What is the number of lines in the entries that include the word "produces"? Respond with the number only.

▬▬▬▬▬▬

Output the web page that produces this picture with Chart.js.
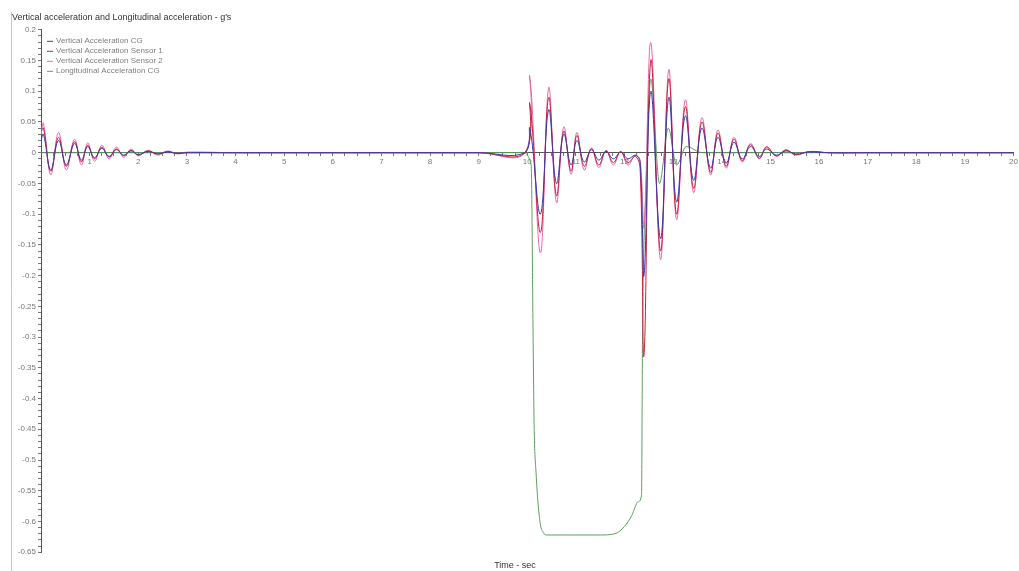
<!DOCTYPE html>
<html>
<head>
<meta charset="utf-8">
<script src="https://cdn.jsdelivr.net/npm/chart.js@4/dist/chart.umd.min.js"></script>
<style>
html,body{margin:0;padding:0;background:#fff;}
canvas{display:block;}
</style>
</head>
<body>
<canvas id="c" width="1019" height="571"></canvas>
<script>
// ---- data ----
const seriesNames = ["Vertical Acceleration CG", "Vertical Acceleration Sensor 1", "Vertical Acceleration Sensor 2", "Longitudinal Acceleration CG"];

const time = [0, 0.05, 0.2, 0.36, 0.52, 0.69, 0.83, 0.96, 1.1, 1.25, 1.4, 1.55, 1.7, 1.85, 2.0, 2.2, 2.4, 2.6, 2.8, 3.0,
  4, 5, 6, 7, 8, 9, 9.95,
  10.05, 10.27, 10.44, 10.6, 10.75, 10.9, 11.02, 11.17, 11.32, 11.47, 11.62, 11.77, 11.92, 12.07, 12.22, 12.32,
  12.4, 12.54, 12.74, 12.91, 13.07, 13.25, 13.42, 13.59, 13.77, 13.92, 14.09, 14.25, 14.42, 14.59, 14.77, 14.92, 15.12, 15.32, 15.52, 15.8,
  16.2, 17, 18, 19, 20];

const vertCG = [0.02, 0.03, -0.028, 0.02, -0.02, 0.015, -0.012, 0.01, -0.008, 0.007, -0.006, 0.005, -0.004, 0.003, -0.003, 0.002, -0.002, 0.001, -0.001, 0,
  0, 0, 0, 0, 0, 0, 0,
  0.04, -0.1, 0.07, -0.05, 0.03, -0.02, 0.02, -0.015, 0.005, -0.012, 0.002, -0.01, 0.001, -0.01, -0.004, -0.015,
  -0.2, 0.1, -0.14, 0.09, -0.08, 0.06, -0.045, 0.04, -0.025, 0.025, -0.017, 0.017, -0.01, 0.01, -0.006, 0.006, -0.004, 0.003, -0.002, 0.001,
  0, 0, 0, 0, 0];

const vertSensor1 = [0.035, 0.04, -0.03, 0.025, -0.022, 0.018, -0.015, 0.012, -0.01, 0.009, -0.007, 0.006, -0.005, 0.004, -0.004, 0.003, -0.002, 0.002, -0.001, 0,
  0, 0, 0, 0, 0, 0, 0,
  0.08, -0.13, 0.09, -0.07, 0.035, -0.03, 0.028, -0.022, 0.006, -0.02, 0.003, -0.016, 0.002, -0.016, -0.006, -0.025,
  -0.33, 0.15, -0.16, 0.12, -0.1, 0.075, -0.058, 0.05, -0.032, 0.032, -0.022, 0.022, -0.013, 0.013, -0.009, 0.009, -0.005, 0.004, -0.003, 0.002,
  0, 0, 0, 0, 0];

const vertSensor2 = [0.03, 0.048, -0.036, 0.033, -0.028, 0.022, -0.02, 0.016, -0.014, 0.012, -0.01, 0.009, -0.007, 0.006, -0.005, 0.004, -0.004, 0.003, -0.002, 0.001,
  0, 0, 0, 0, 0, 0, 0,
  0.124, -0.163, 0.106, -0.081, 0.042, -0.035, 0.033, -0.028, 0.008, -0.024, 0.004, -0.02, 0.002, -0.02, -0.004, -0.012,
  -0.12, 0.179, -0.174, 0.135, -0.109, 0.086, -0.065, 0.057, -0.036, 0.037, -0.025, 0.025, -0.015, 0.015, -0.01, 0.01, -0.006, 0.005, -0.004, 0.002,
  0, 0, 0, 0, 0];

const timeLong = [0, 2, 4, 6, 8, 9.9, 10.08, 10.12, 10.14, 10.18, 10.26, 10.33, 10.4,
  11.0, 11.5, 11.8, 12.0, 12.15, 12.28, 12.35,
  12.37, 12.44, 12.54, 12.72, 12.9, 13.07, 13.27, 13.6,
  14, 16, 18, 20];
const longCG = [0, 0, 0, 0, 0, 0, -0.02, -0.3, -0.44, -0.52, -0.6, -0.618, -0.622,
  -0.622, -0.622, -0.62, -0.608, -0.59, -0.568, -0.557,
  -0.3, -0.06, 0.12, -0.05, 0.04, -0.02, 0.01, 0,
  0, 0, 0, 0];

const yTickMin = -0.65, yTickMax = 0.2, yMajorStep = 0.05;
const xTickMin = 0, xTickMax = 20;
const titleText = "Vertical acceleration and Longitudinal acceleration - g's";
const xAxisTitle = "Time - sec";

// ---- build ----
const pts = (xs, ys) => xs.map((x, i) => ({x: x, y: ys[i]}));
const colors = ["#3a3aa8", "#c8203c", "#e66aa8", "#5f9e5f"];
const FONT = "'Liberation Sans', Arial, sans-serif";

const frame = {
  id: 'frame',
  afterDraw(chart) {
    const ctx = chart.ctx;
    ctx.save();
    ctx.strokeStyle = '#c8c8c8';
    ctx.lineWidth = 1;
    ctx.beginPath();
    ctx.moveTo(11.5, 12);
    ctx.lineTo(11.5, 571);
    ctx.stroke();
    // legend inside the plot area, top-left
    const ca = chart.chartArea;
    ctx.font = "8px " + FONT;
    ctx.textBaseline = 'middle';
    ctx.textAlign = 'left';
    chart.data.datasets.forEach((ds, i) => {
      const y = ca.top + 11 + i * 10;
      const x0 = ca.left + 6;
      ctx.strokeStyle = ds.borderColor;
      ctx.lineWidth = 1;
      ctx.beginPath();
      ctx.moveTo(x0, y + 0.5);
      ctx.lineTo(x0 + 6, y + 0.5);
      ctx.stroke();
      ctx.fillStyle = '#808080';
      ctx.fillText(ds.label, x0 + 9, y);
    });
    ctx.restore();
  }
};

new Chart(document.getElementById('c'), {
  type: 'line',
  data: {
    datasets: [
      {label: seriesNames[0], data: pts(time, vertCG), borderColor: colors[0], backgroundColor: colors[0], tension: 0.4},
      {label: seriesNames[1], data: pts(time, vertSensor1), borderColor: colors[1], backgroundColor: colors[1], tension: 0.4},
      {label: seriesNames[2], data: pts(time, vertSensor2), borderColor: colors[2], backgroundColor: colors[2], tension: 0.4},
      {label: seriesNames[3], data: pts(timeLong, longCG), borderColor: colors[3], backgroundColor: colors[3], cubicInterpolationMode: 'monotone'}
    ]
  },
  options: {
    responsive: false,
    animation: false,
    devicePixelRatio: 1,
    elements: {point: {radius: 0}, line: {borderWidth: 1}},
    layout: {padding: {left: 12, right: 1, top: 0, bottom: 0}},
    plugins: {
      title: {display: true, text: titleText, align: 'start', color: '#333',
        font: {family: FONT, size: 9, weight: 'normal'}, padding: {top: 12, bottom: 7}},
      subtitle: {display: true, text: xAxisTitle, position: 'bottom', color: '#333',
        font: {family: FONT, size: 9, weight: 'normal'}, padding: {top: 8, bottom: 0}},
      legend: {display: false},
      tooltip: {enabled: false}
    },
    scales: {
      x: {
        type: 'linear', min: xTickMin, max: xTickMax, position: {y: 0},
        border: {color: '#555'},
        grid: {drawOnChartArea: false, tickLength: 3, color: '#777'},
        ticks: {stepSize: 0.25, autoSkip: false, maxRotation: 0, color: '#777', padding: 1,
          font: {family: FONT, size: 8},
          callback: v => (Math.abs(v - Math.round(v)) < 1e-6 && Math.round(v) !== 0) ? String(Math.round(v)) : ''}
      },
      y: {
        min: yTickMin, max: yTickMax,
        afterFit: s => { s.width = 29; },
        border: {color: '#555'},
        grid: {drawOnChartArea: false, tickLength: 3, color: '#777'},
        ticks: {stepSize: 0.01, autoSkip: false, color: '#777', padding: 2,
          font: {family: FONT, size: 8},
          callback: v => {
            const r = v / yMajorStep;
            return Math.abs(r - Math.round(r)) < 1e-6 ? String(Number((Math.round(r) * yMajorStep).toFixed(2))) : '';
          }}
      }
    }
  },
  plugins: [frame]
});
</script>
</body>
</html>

▬▬▬▬▬▬

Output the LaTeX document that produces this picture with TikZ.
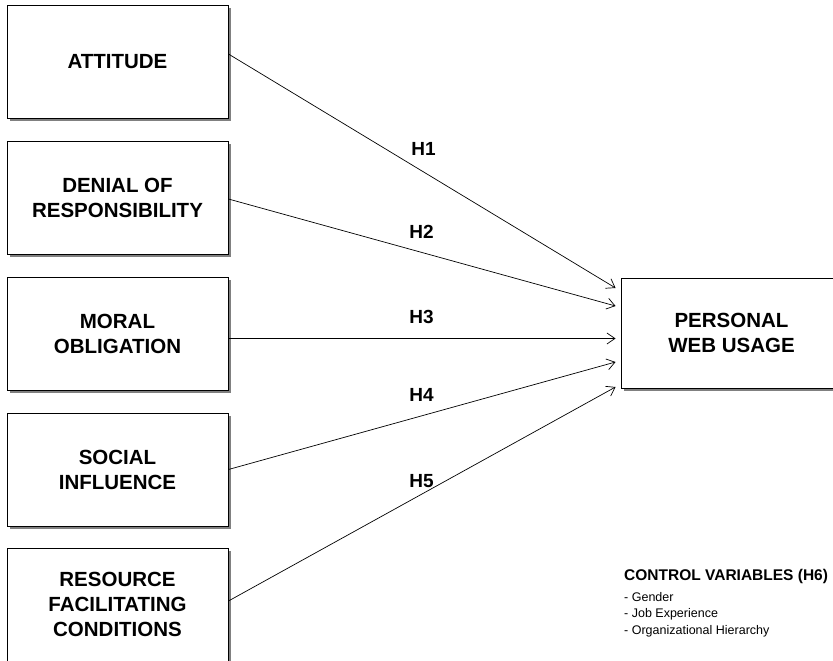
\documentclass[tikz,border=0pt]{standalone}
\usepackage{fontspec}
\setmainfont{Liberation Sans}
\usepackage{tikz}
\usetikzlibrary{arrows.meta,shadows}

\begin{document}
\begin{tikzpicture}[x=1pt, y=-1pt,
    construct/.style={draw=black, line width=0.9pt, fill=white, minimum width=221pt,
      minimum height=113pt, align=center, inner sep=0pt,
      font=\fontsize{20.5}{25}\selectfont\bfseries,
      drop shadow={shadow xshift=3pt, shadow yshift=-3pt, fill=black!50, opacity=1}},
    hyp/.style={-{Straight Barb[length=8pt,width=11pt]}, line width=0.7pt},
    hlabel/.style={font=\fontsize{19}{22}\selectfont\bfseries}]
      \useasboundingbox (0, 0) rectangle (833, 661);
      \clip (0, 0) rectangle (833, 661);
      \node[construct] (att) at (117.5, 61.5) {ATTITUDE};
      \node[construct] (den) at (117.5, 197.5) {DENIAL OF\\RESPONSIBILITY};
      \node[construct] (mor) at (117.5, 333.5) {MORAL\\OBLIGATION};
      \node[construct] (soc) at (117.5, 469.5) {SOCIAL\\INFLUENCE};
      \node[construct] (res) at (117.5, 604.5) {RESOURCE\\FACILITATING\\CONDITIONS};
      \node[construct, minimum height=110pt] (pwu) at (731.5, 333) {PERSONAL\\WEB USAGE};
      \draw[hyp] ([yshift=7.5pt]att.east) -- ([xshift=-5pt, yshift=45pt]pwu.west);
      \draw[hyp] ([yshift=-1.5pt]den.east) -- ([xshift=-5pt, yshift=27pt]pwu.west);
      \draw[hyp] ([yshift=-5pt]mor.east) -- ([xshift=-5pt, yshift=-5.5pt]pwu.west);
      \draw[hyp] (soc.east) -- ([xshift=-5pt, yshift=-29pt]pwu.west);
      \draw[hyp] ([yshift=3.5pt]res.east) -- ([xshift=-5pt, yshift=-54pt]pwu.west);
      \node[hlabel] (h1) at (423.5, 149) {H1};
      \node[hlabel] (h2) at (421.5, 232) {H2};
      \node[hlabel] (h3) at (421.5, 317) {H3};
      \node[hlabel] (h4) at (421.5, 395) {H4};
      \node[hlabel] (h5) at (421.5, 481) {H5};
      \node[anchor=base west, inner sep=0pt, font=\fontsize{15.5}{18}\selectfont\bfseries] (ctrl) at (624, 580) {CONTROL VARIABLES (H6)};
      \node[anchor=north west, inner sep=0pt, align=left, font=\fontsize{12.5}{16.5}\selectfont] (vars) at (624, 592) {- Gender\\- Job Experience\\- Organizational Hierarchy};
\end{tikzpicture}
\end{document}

▬▬▬▬▬▬

## Full solution
2